[Objective] Write out the records that appear below, verbatim and complete, but without pictures.

[Task input]
• • • • •

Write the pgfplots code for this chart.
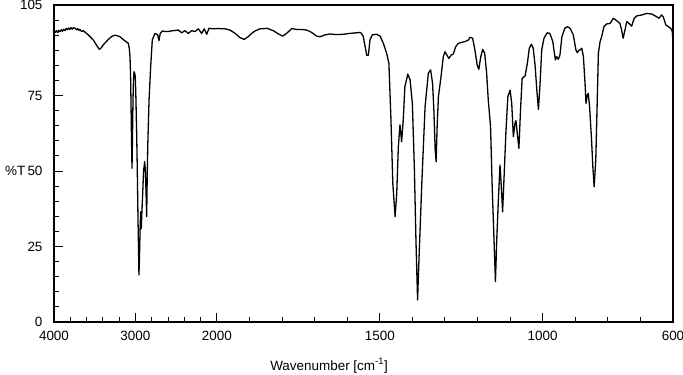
\documentclass[border=0pt]{standalone}
\usepackage{fontspec}
\setmainfont{Liberation Sans}
\usepackage{pgfplots}
\pgfplotsset{compat=1.18}
\usepackage{pgfplotstable}
\pgfplotstableread{
w T
4000 96.0
3988 95.9
3970 96.5
3955 95.8
3940 96.6
3926 96.2
3910 96.8
3895 96.3
3880 97.0
3865 96.5
3850 97.2
3835 96.8
3820 97.4
3804 96.9
3790 97.5
3775 97.0
3760 97.5
3742 97.3
3725 96.8
3710 97.2
3695 96.6
3681 96.9
3660 96.2
3640 96.5
3610 95.8
3579 95.1
3550 94.3
3517 93.4
3480 91.8
3444 90.3
3420 90.8
3395 91.8
3360 92.8
3333 93.6
3290 94.6
3251 95.0
3220 94.8
3190 94.5
3160 93.8
3128 93.1
3088 92.3
3075 90.5
3067 87.9
3060 82.0
3055 73.5
3048 60.0
3042 50.9
3036 62.0
3030 73.5
3024 80.0
3018 82.9
3010 82.5
3002 81.3
2995 75.0
2985 62.5
2977 50.0
2969 34.9
2962 24.0
2957 15.6
2950 22.0
2944 29.4
2936 36.5
2928 31.0
2920 37.0
2911 42.6
2900 50.0
2887 53.1
2880 51.0
2874 47.0
2868 41.0
2862 34.9
2856 47.0
2849 58.1
2833 73.5
2813 84.6
2793 93.4
2760 95.6
2740 95.3
2727 95.1
2711 93.2
2700 95.0
2695 95.6
2670 96.4
2635 96.2
2597 96.2
2565 96.4
2535 96.5
2474 96.7
2432 95.8
2392 96.5
2351 95.6
2309 96.5
2269 96.2
2228 97.1
2187 95.6
2155 97.1
2125 95.3
2097 97.3
2044 97.1
1996 97.2
1975 97.1
1960 96.7
1944 95.6
1929 94.2
1916 93.6
1904 94.5
1893 95.6
1883 96.4
1868 97.1
1852 97.2
1847 97.3
1827 96.5
1811 95.4
1798 94.7
1786 95.6
1770 97.2
1755 96.9
1740 96.9
1724 96.7
1709 95.9
1694 94.7
1683 94.5
1668 95.1
1653 95.4
1632 95.2
1612 95.3
1591 95.6
1571 95.8
1559 95.9
1551 94.7
1545 91.2
1540 88.3
1535 88.4
1530 93.5
1523 95.1
1510 95.3
1499 94.7
1489 92.3
1479 89.0
1472 85.7
1466 68.0
1460 45.9
1453 34.9
1448 42.6
1443 58.1
1438 65.3
1433 59.7
1428 66.9
1423 77.9
1414 82.1
1407 80.2
1400 72.4
1394 51.4
1389 27.2
1384 7.3
1379 22.8
1371 45.9
1361 71.3
1351 82.4
1344 83.5
1338 79.1
1334 70.2
1330 57.0
1327 53.1
1324 64.7
1320 74.6
1312 81.3
1305 87.9
1300 89.5
1294 88.4
1288 87.3
1281 88.4
1274 88.8
1267 91.2
1259 92.3
1249 92.6
1238 92.9
1228 93.4
1223 94.3
1215 94.0
1208 90.1
1201 85.1
1196 83.7
1190 87.9
1184 90.3
1178 89.0
1172 82.4
1167 73.5
1160 64.7
1155 44.8
1149 26.1
1145 13.4
1141 27.2
1136 40.4
1131 52.0
1127 44.8
1123 36.5
1118 49.3
1113 62.5
1107 74.6
1100 76.8
1095 72.4
1090 61.4
1085 65.8
1082 66.7
1078 62.5
1073 57.5
1068 70.2
1063 80.7
1054 81.5
1047 85.7
1041 90.7
1035 92.0
1029 90.7
1023 84.6
1018 76.8
1013 70.4
1008 79.1
1003 90.1
996 94.0
986 95.8
978 95.6
969 92.9
961 86.8
957 87.9
952 87.0
947 88.4
941 94.5
932 97.3
924 97.8
916 97.3
906 95.1
898 90.1
894 89.2
888 90.1
885 90.1
880 90.7
875 87.9
870 79.1
867 72.4
863 75.2
860 75.7
856 71.3
850 60.3
846 51.4
842 44.8
837 53.7
833 71.3
829 89.0
824 92.8
819 94.5
812 97.8
804 98.7
793 98.9
783 100.6
773 99.8
763 98.9
758 96.9
753 94.0
747 96.9
742 99.5
735 98.9
727 98.0
719 100.6
711 101.4
696 101.7
681 102.2
665 102.0
650 101.1
643 100.6
635 101.7
630 101.1
622 98.4
614 97.8
607 97.3
602 96.2
600 92.3
}\spectrum
\begin{document}
\begin{tikzpicture}
\begin{axis}[
  at={(54bp,53bp)}, anchor=south west,
  scale only axis, width=619bp, height=317bp,
  x coord trafo/.code={\pgfmathparse{min(#1,2000)+max(#1-2000,0)/4}},
  xmin=600, xmax=4000, x dir=reverse,
  ymin=0, ymax=105,
  axis line style={line width=1.2bp},
  tick pos=left, tick align=inside,
  major tick length=9bp, minor tick length=5bp,
  tick style={line width=1bp, black},
  xtick={4000,3000,2000,1500,1000,600},
  xticklabels={4000,3000,2000,1500,1000,600},
  minor xtick={3800,3600,3400,3200,2800,2600,2400,2200,1900,1800,1700,1600,1400,1300,1200,1100,900,800,700},
  ytick={0,25,50,75,105},
  minor ytick={5,10,15,20,30,35,40,45,55,60,65,70,80,85,90,95,100},
  /pgf/number format/assume math mode=true,
  ticklabel style={font=\fontsize{13.5}{16}\selectfont},
  xticklabel style={yshift=-6bp},
  yticklabel style={xshift=-8bp},
  clip mode=individual,
]
\addplot[black, line width=1.3bp, line join=round] table[x=w, y=T] {\spectrum};
\end{axis}
\node[anchor=west, font=\fontsize{13.5}{16}\selectfont, inner sep=0pt] at (5bp,204bp) {\%T};
\node[anchor=base, font=\fontsize{13.5}{16}\selectfont, inner sep=0pt] at (329bp,5bp) {Wavenumber [cm\textsuperscript{-1}]};
\pgfresetboundingbox
\path[use as bounding box] (0,0) rectangle (683bp,375bp);
\end{tikzpicture}
\end{document}
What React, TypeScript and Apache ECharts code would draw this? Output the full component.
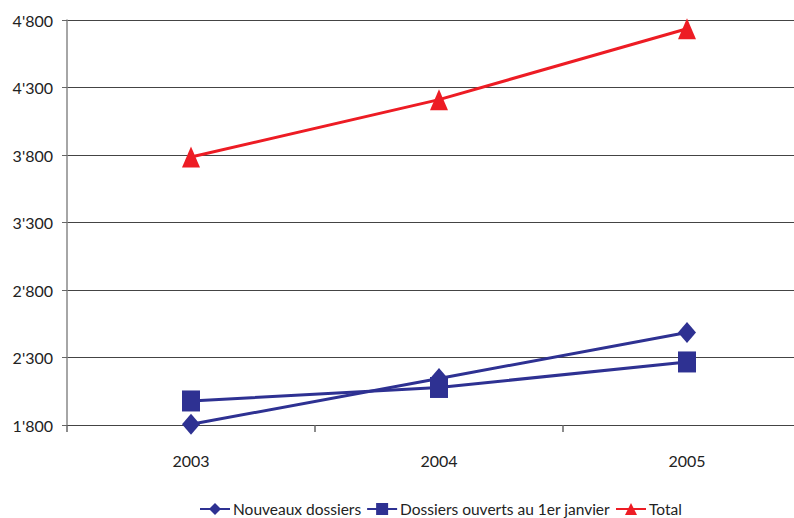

• • • • •

[Written solution]
Write the pgfplots code for this chart.
\documentclass[border=0pt]{standalone}
\usepackage{fontspec}
\setmainfont{Liberation Sans}
\usepackage{pgfplots}
\pgfplotsset{compat=1.18}
\usepackage{pgfplotstable}
\pgfplotstableread{
w T
4000 96.0
3988 95.9
3970 96.5
3955 95.8
3940 96.6
3926 96.2
3910 96.8
3895 96.3
3880 97.0
3865 96.5
3850 97.2
3835 96.8
3820 97.4
3804 96.9
3790 97.5
3775 97.0
3760 97.5
3742 97.3
3725 96.8
3710 97.2
3695 96.6
3681 96.9
3660 96.2
3640 96.5
3610 95.8
3579 95.1
3550 94.3
3517 93.4
3480 91.8
3444 90.3
3420 90.8
3395 91.8
3360 92.8
3333 93.6
3290 94.6
3251 95.0
3220 94.8
3190 94.5
3160 93.8
3128 93.1
3088 92.3
3075 90.5
3067 87.9
3060 82.0
3055 73.5
3048 60.0
3042 50.9
3036 62.0
3030 73.5
3024 80.0
3018 82.9
3010 82.5
3002 81.3
2995 75.0
2985 62.5
2977 50.0
2969 34.9
2962 24.0
2957 15.6
2950 22.0
2944 29.4
2936 36.5
2928 31.0
2920 37.0
2911 42.6
2900 50.0
2887 53.1
2880 51.0
2874 47.0
2868 41.0
2862 34.9
2856 47.0
2849 58.1
2833 73.5
2813 84.6
2793 93.4
2760 95.6
2740 95.3
2727 95.1
2711 93.2
2700 95.0
2695 95.6
2670 96.4
2635 96.2
2597 96.2
2565 96.4
2535 96.5
2474 96.7
2432 95.8
2392 96.5
2351 95.6
2309 96.5
2269 96.2
2228 97.1
2187 95.6
2155 97.1
2125 95.3
2097 97.3
2044 97.1
1996 97.2
1975 97.1
1960 96.7
1944 95.6
1929 94.2
1916 93.6
1904 94.5
1893 95.6
1883 96.4
1868 97.1
1852 97.2
1847 97.3
1827 96.5
1811 95.4
1798 94.7
1786 95.6
1770 97.2
1755 96.9
1740 96.9
1724 96.7
1709 95.9
1694 94.7
1683 94.5
1668 95.1
1653 95.4
1632 95.2
1612 95.3
1591 95.6
1571 95.8
1559 95.9
1551 94.7
1545 91.2
1540 88.3
1535 88.4
1530 93.5
1523 95.1
1510 95.3
1499 94.7
1489 92.3
1479 89.0
1472 85.7
1466 68.0
1460 45.9
1453 34.9
1448 42.6
1443 58.1
1438 65.3
1433 59.7
1428 66.9
1423 77.9
1414 82.1
1407 80.2
1400 72.4
1394 51.4
1389 27.2
1384 7.3
1379 22.8
1371 45.9
1361 71.3
1351 82.4
1344 83.5
1338 79.1
1334 70.2
1330 57.0
1327 53.1
1324 64.7
1320 74.6
1312 81.3
1305 87.9
1300 89.5
1294 88.4
1288 87.3
1281 88.4
1274 88.8
1267 91.2
1259 92.3
1249 92.6
1238 92.9
1228 93.4
1223 94.3
1215 94.0
1208 90.1
1201 85.1
1196 83.7
1190 87.9
1184 90.3
1178 89.0
1172 82.4
1167 73.5
1160 64.7
1155 44.8
1149 26.1
1145 13.4
1141 27.2
1136 40.4
1131 52.0
1127 44.8
1123 36.5
1118 49.3
1113 62.5
1107 74.6
1100 76.8
1095 72.4
1090 61.4
1085 65.8
1082 66.7
1078 62.5
1073 57.5
1068 70.2
1063 80.7
1054 81.5
1047 85.7
1041 90.7
1035 92.0
1029 90.7
1023 84.6
1018 76.8
1013 70.4
1008 79.1
1003 90.1
996 94.0
986 95.8
978 95.6
969 92.9
961 86.8
957 87.9
952 87.0
947 88.4
941 94.5
932 97.3
924 97.8
916 97.3
906 95.1
898 90.1
894 89.2
888 90.1
885 90.1
880 90.7
875 87.9
870 79.1
867 72.4
863 75.2
860 75.7
856 71.3
850 60.3
846 51.4
842 44.8
837 53.7
833 71.3
829 89.0
824 92.8
819 94.5
812 97.8
804 98.7
793 98.9
783 100.6
773 99.8
763 98.9
758 96.9
753 94.0
747 96.9
742 99.5
735 98.9
727 98.0
719 100.6
711 101.4
696 101.7
681 102.2
665 102.0
650 101.1
643 100.6
635 101.7
630 101.1
622 98.4
614 97.8
607 97.3
602 96.2
600 92.3
}\spectrum
\begin{document}
\begin{tikzpicture}
\begin{axis}[
  at={(54bp,53bp)}, anchor=south west,
  scale only axis, width=619bp, height=317bp,
  x coord trafo/.code={\pgfmathparse{min(#1,2000)+max(#1-2000,0)/4}},
  xmin=600, xmax=4000, x dir=reverse,
  ymin=0, ymax=105,
  axis line style={line width=1.2bp},
  tick pos=left, tick align=inside,
  major tick length=9bp, minor tick length=5bp,
  tick style={line width=1bp, black},
  xtick={4000,3000,2000,1500,1000,600},
  xticklabels={4000,3000,2000,1500,1000,600},
  minor xtick={3800,3600,3400,3200,2800,2600,2400,2200,1900,1800,1700,1600,1400,1300,1200,1100,900,800,700},
  ytick={0,25,50,75,105},
  minor ytick={5,10,15,20,30,35,40,45,55,60,65,70,80,85,90,95,100},
  /pgf/number format/assume math mode=true,
  ticklabel style={font=\fontsize{13.5}{16}\selectfont},
  xticklabel style={yshift=-6bp},
  yticklabel style={xshift=-8bp},
  clip mode=individual,
]
\addplot[black, line width=1.3bp, line join=round] table[x=w, y=T] {\spectrum};
\end{axis}
\node[anchor=west, font=\fontsize{13.5}{16}\selectfont, inner sep=0pt] at (5bp,204bp) {\%T};
\node[anchor=base, font=\fontsize{13.5}{16}\selectfont, inner sep=0pt] at (329bp,5bp) {Wavenumber [cm\textsuperscript{-1}]};
\pgfresetboundingbox
\path[use as bounding box] (0,0) rectangle (683bp,375bp);
\end{tikzpicture}
\end{document}
What React, TypeScript and Apache ECharts code would draw this? Output the full component.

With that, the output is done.